WHAT IS REQUIRED:
Set the lines down again exactly, first line through the line that contains "const levelStart = 183, levelEnd = 202;", with no pictures.

DATA EXCERPT:
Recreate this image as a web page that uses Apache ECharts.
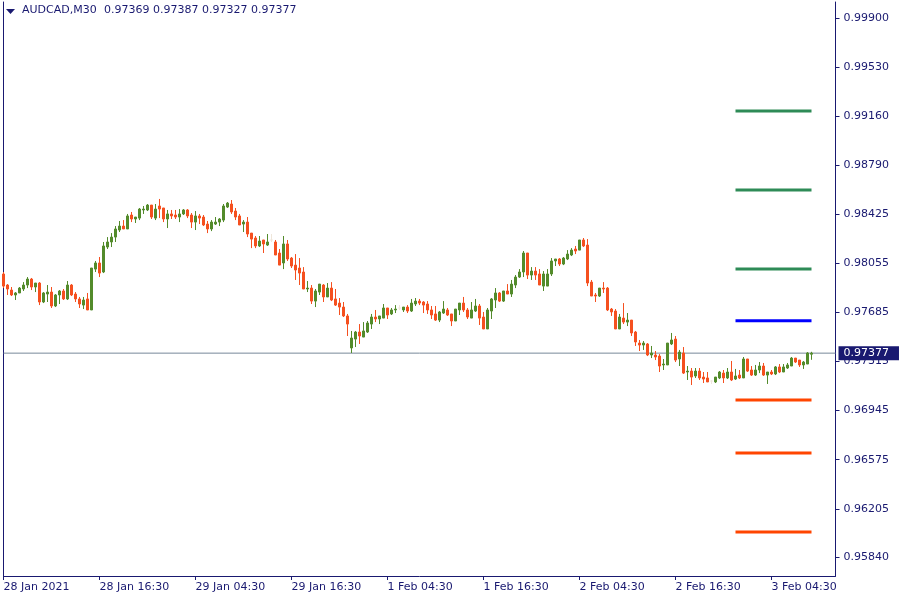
<!DOCTYPE html>
<html>
<head>
<meta charset="utf-8">
<script src="https://cdn.jsdelivr.net/npm/echarts@6/dist/echarts.min.js"></script>
<style>html,body{margin:0;padding:0;background:#fff;}#c{width:900px;height:600px;}</style>
</head>
<body>
<div id="c"></div>
<script>
const symbolTitle = 'AUDCAD,M30';
const headerValues = ['0.97369', '0.97387', '0.97327', '0.97377'];
const tickLabels = ['28 Jan 2021','28 Jan 16:30','29 Jan 04:30','29 Jan 16:30','1 Feb 04:30','1 Feb 16:30','2 Feb 04:30','2 Feb 16:30','3 Feb 04:30'];
const barsPerTick = 24;
const totalSlots = 209;
const priceTicks = [0.99900,0.99530,0.99160,0.98790,0.98425,0.98055,0.97685,0.97315,0.96945,0.96575,0.96205,0.95840];
const priceMin = 0.95699, priceMax = 1.00021;
const lastPrice = 0.97377;
const resistanceLevels = [0.99200, 0.98605, 0.98010];
const pivotLevel = 0.97620;
const supportLevels = [0.97025, 0.96625, 0.96030];
const levelStart = 183, levelEnd = 202;

const opens = [
0.97973,0.97890,0.97852,0.97815,0.97830,0.97860,0.97890,0.97935,0.97875,0.97905,
0.97762,0.97822,0.97837,0.97732,0.97815,0.97845,0.97785,0.97890,0.97822,0.97785,
0.97739,0.97785,0.97702,0.98010,0.98056,0.97988,0.98176,0.98214,0.98251,0.98304,
0.98334,0.98312,0.98417,0.98387,0.98394,0.98455,0.98455,0.98492,0.98394,0.98485,
0.98470,0.98387,0.98425,0.98417,0.98402,0.98425,0.98455,0.98417,0.98364,0.98410,
0.98402,0.98349,0.98312,0.98349,0.98364,0.98379,0.98477,0.98500,0.98447,0.98410,
0.98349,0.98364,0.98281,0.98244,0.98184,0.98229,0.98191,0.98229,0.98214,0.98131,
0.98056,0.98199,0.98093,0.98040,0.98018,0.97988,0.97860,0.97867,0.97769,0.97837,
0.97890,0.97800,0.97867,0.97785,0.97754,0.97724,0.97657,0.97416,0.97483,0.97536,
0.97498,0.97536,0.97596,0.97649,0.97634,0.97641,0.97717,0.97672,0.97702,0.97717,
0.97702,0.97724,0.97694,0.97747,0.97769,0.97762,0.97747,0.97702,0.97672,0.97626,
0.97679,0.97702,0.97672,0.97619,0.97702,0.97754,0.97702,0.97641,0.97694,0.97732,
0.97649,0.97559,0.97694,0.97777,0.97830,0.97769,0.97845,0.97822,0.97890,0.97950,
0.97988,0.98131,0.97965,0.97995,0.97973,0.97882,0.97882,0.97973,0.98071,0.98086,
0.98048,0.98086,0.98116,0.98161,0.98153,0.98229,0.98191,0.97912,0.97815,0.97807,
0.97867,0.97867,0.97709,0.97694,0.97559,0.97641,0.97611,0.97626,0.97536,0.97453,
0.97438,0.97446,0.97363,0.97363,0.97355,0.97288,0.97288,0.97446,0.97483,0.97333,
0.97378,0.97235,0.97242,0.97205,0.97242,0.97197,0.97190,0.97167,0.97160,0.97190,
0.97227,0.97190,0.97235,0.97182,0.97212,0.97190,0.97333,0.97250,0.97212,0.97250,
0.97280,0.97212,0.97235,0.97220,0.97273,0.97235,0.97265,0.97280,0.97340,0.97325,
0.97288,0.97295,0.97369];

const highs = [
0.97988,0.97897,0.97875,0.97837,0.97875,0.97912,0.97950,0.97943,0.97905,0.97912,
0.97837,0.97890,0.97875,0.97822,0.97852,0.97860,0.97920,0.97897,0.97837,0.97800,
0.97800,0.97830,0.98018,0.98071,0.98101,0.98214,0.98251,0.98281,0.98334,0.98372,
0.98379,0.98425,0.98440,0.98402,0.98470,0.98485,0.98500,0.98492,0.98500,0.98538,
0.98470,0.98455,0.98455,0.98455,0.98462,0.98462,0.98462,0.98432,0.98447,0.98425,
0.98417,0.98372,0.98379,0.98402,0.98394,0.98500,0.98515,0.98530,0.98470,0.98425,
0.98379,0.98402,0.98281,0.98259,0.98259,0.98229,0.98274,0.98274,0.98229,0.98161,
0.98259,0.98229,0.98101,0.98123,0.98093,0.98025,0.97920,0.97890,0.97860,0.97897,
0.97897,0.97905,0.97912,0.97860,0.97792,0.97762,0.97672,0.97544,0.97544,0.97596,
0.97611,0.97619,0.97672,0.97702,0.97657,0.97747,0.97717,0.97717,0.97739,0.97739,
0.97724,0.97739,0.97785,0.97792,0.97785,0.97769,0.97769,0.97732,0.97732,0.97694,
0.97769,0.97717,0.97672,0.97709,0.97754,0.97800,0.97717,0.97762,0.97785,0.97747,
0.97687,0.97717,0.97792,0.97867,0.97837,0.97845,0.97897,0.97928,0.97965,0.98010,
0.98146,0.98131,0.98025,0.98025,0.98010,0.97995,0.98010,0.98093,0.98086,0.98093,
0.98101,0.98153,0.98168,0.98184,0.98229,0.98244,0.98236,0.97928,0.97830,0.97867,
0.97912,0.97875,0.97717,0.97709,0.97672,0.97754,0.97679,0.97626,0.97544,0.97476,
0.97468,0.97453,0.97431,0.97393,0.97370,0.97333,0.97453,0.97529,0.97506,0.97401,
0.97423,0.97280,0.97265,0.97265,0.97265,0.97235,0.97235,0.97175,0.97197,0.97242,
0.97250,0.97265,0.97318,0.97258,0.97250,0.97348,0.97333,0.97280,0.97288,0.97310,
0.97303,0.97235,0.97250,0.97280,0.97295,0.97295,0.97303,0.97348,0.97340,0.97325,
0.97318,0.97385,0.97387];

const lows = [
0.97867,0.97815,0.97807,0.97777,0.97830,0.97845,0.97867,0.97852,0.97837,0.97739,
0.97754,0.97762,0.97717,0.97724,0.97747,0.97777,0.97777,0.97807,0.97762,0.97717,
0.97709,0.97702,0.97702,0.97988,0.97950,0.97980,0.98161,0.98176,0.98214,0.98289,
0.98312,0.98312,0.98364,0.98357,0.98379,0.98425,0.98447,0.98387,0.98379,0.98394,
0.98364,0.98319,0.98387,0.98387,0.98364,0.98417,0.98394,0.98319,0.98304,0.98349,
0.98334,0.98281,0.98296,0.98342,0.98334,0.98364,0.98470,0.98425,0.98379,0.98342,
0.98289,0.98251,0.98168,0.98168,0.98176,0.98131,0.98184,0.98214,0.98116,0.98040,
0.98010,0.98071,0.98018,0.97928,0.97890,0.97860,0.97837,0.97747,0.97724,0.97815,
0.97762,0.97800,0.97769,0.97732,0.97664,0.97649,0.97506,0.97378,0.97423,0.97446,
0.97498,0.97529,0.97559,0.97611,0.97596,0.97641,0.97634,0.97664,0.97679,0.97702,
0.97687,0.97679,0.97687,0.97732,0.97739,0.97679,0.97672,0.97634,0.97619,0.97611,
0.97672,0.97657,0.97581,0.97619,0.97664,0.97687,0.97634,0.97641,0.97687,0.97589,
0.97559,0.97559,0.97634,0.97717,0.97762,0.97762,0.97822,0.97800,0.97867,0.97943,
0.97950,0.97935,0.97928,0.97928,0.97890,0.97845,0.97882,0.97958,0.98033,0.98033,
0.98040,0.98078,0.98108,0.98123,0.98153,0.98176,0.97882,0.97807,0.97762,0.97800,
0.97830,0.97694,0.97657,0.97559,0.97559,0.97596,0.97581,0.97506,0.97431,0.97393,
0.97401,0.97355,0.97340,0.97325,0.97235,0.97250,0.97288,0.97438,0.97310,0.97280,
0.97220,0.97175,0.97137,0.97190,0.97175,0.97152,0.97160,0.97145,0.97152,0.97182,
0.97152,0.97182,0.97167,0.97175,0.97182,0.97190,0.97235,0.97205,0.97205,0.97227,
0.97205,0.97145,0.97212,0.97212,0.97227,0.97235,0.97258,0.97280,0.97303,0.97273,
0.97258,0.97295,0.97327];

const closes = [
0.97882,0.97860,0.97815,0.97830,0.97867,0.97890,0.97935,0.97875,0.97905,0.97762,
0.97830,0.97837,0.97732,0.97815,0.97845,0.97785,0.97890,0.97815,0.97785,0.97747,
0.97777,0.97702,0.98018,0.98056,0.97980,0.98184,0.98214,0.98251,0.98312,0.98334,
0.98312,0.98410,0.98387,0.98402,0.98462,0.98462,0.98492,0.98402,0.98462,0.98462,
0.98387,0.98425,0.98410,0.98402,0.98425,0.98455,0.98410,0.98364,0.98410,0.98394,
0.98342,0.98312,0.98364,0.98364,0.98387,0.98485,0.98507,0.98440,0.98402,0.98342,
0.98364,0.98274,0.98236,0.98184,0.98221,0.98199,0.98214,0.98229,0.98116,0.98040,
0.98199,0.98086,0.98033,0.98003,0.97980,0.97860,0.97867,0.97769,0.97845,0.97897,
0.97800,0.97867,0.97777,0.97739,0.97724,0.97657,0.97596,0.97491,0.97536,0.97506,
0.97544,0.97604,0.97649,0.97634,0.97657,0.97717,0.97664,0.97702,0.97709,0.97717,
0.97724,0.97694,0.97754,0.97769,0.97754,0.97739,0.97702,0.97664,0.97626,0.97687,
0.97709,0.97664,0.97619,0.97709,0.97754,0.97702,0.97649,0.97702,0.97732,0.97641,
0.97559,0.97702,0.97785,0.97830,0.97769,0.97845,0.97822,0.97897,0.97950,0.97988,
0.98131,0.97965,0.97995,0.97965,0.97890,0.97973,0.97973,0.98071,0.98086,0.98048,
0.98093,0.98123,0.98153,0.98146,0.98229,0.98184,0.97905,0.97807,0.97807,0.97867,
0.97860,0.97702,0.97687,0.97559,0.97649,0.97611,0.97626,0.97529,0.97461,0.97438,
0.97453,0.97363,0.97378,0.97348,0.97280,0.97295,0.97453,0.97476,0.97325,0.97385,
0.97227,0.97242,0.97197,0.97242,0.97190,0.97182,0.97160,0.97167,0.97197,0.97235,
0.97190,0.97235,0.97175,0.97205,0.97190,0.97333,0.97242,0.97212,0.97250,0.97280,
0.97212,0.97235,0.97220,0.97273,0.97235,0.97273,0.97288,0.97340,0.97310,0.97288,
0.97310,0.97378,0.97377];

const NAVY = '#191970';
const FONT = 'DejaVu Sans';
const upColor = '#538b2b', downColor = '#f5501f', dojiColor = '#efe6da';
const resColor = '#2e8b57', pivColor = '#0000ff', supColor = '#ff4500';

const categories = [];
for (let i = 0; i < totalSlots; i++) categories.push(String(i));
const candleData = opens.map((o, i) => [o, closes[i], lows[i], highs[i]]);

function levelSeries(v, color) {
  return {
    type: 'line', data: [[levelStart, v], [levelEnd, v]], symbol: 'none',
    lineStyle: { color: color, width: 3, cap: 'butt' }, silent: true, z: 3, animation: false
  };
}

const priceLineSeries = {
  type: 'line', data: [[0, lastPrice], [totalSlots - 1, lastPrice]], symbol: 'none', silent: true, z: 1,
  lineStyle: { color: '#778899', width: 1 },
  endLabel: {
    show: true, distance: 3, formatter: lastPrice.toFixed(5),
    color: '#ffffff', backgroundColor: NAVY, fontSize: 11, fontFamily: FONT,
    padding: [1, 10, 1, 5], lineHeight: 12
  }
};

const chart = echarts.init(document.getElementById('c'), null, { renderer: 'canvas' });
chart.setOption({
  animation: false,
  backgroundColor: '#ffffff',
  textStyle: { fontFamily: FONT },
  grid: { left: 3.5, right: 64.5, top: 2, bottom: 24, show: false },
  graphic: [
    { type: 'polygon', shape: { points: [[6, 9], [15, 9], [10.5, 14]] }, style: { fill: NAVY } },
    { type: 'text', left: 22, top: 5, style: { text: symbolTitle, fill: NAVY, font: '11px "DejaVu Sans"' } },
    { type: 'text', left: 104, top: 5, style: { text: headerValues.join(' '), fill: NAVY, font: '11px "DejaVu Sans"' } }
  ],
  xAxis: {
    type: 'category', data: categories, boundaryGap: false,
    axisLine: { show: true, lineStyle: { color: NAVY, width: 1 } },
    axisTick: { show: true, interval: barsPerTick - 1, length: 4, lineStyle: { color: NAVY } },
    axisLabel: {
      interval: barsPerTick - 1, align: 'left', margin: 6, color: NAVY, fontSize: 11, fontFamily: FONT,
      formatter: (v, idx) => (idx % barsPerTick === 0 && tickLabels[idx / barsPerTick]) ? tickLabels[idx / barsPerTick] : ''
    },
    splitLine: { show: false }
  },
  yAxis: [{
    type: 'value', position: 'right', min: priceMin, max: priceMax, scale: true,
    axisLine: { show: true, lineStyle: { color: NAVY, width: 1 } },
    axisTick: { show: true, length: 4, customValues: priceTicks, lineStyle: { color: NAVY } },
    axisLabel: { customValues: priceTicks, margin: 8, color: NAVY, fontSize: 11, fontFamily: FONT, formatter: v => v.toFixed(5) },
    splitLine: { show: false }
  }, {
    type: 'value', position: 'left', min: priceMin, max: priceMax, scale: true,
    axisLine: { show: true, onZero: false, lineStyle: { color: NAVY, width: 1 } },
    axisTick: { show: false }, axisLabel: { show: false }, splitLine: { show: false }
  }],
  series: [
    priceLineSeries,
    {
      type: 'candlestick', data: candleData, barWidth: 2, z: 4,
      itemStyle: { color: upColor, color0: downColor, borderColor: upColor, borderColor0: downColor, borderColorDoji: dojiColor, borderWidth: 1 }
    },
    levelSeries(resistanceLevels[0], resColor),
    levelSeries(resistanceLevels[1], resColor),
    levelSeries(resistanceLevels[2], resColor),
    levelSeries(pivotLevel, pivColor),
    levelSeries(supportLevels[0], supColor),
    levelSeries(supportLevels[1], supColor),
    levelSeries(supportLevels[2], supColor)
  ]
});
</script>
</body>
</html>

TASK RESPONSE:
Recreate this image as a web page that uses Apache ECharts.
<!DOCTYPE html>
<html>
<head>
<meta charset="utf-8">
<script src="https://cdn.jsdelivr.net/npm/echarts@6/dist/echarts.min.js"></script>
<style>html,body{margin:0;padding:0;background:#fff;}#c{width:900px;height:600px;}</style>
</head>
<body>
<div id="c"></div>
<script>
const symbolTitle = 'AUDCAD,M30';
const headerValues = ['0.97369', '0.97387', '0.97327', '0.97377'];
const tickLabels = ['28 Jan 2021','28 Jan 16:30','29 Jan 04:30','29 Jan 16:30','1 Feb 04:30','1 Feb 16:30','2 Feb 04:30','2 Feb 16:30','3 Feb 04:30'];
const barsPerTick = 24;
const totalSlots = 209;
const priceTicks = [0.99900,0.99530,0.99160,0.98790,0.98425,0.98055,0.97685,0.97315,0.96945,0.96575,0.96205,0.95840];
const priceMin = 0.95699, priceMax = 1.00021;
const lastPrice = 0.97377;
const resistanceLevels = [0.99200, 0.98605, 0.98010];
const pivotLevel = 0.97620;
const supportLevels = [0.97025, 0.96625, 0.96030];
const levelStart = 183, levelEnd = 202;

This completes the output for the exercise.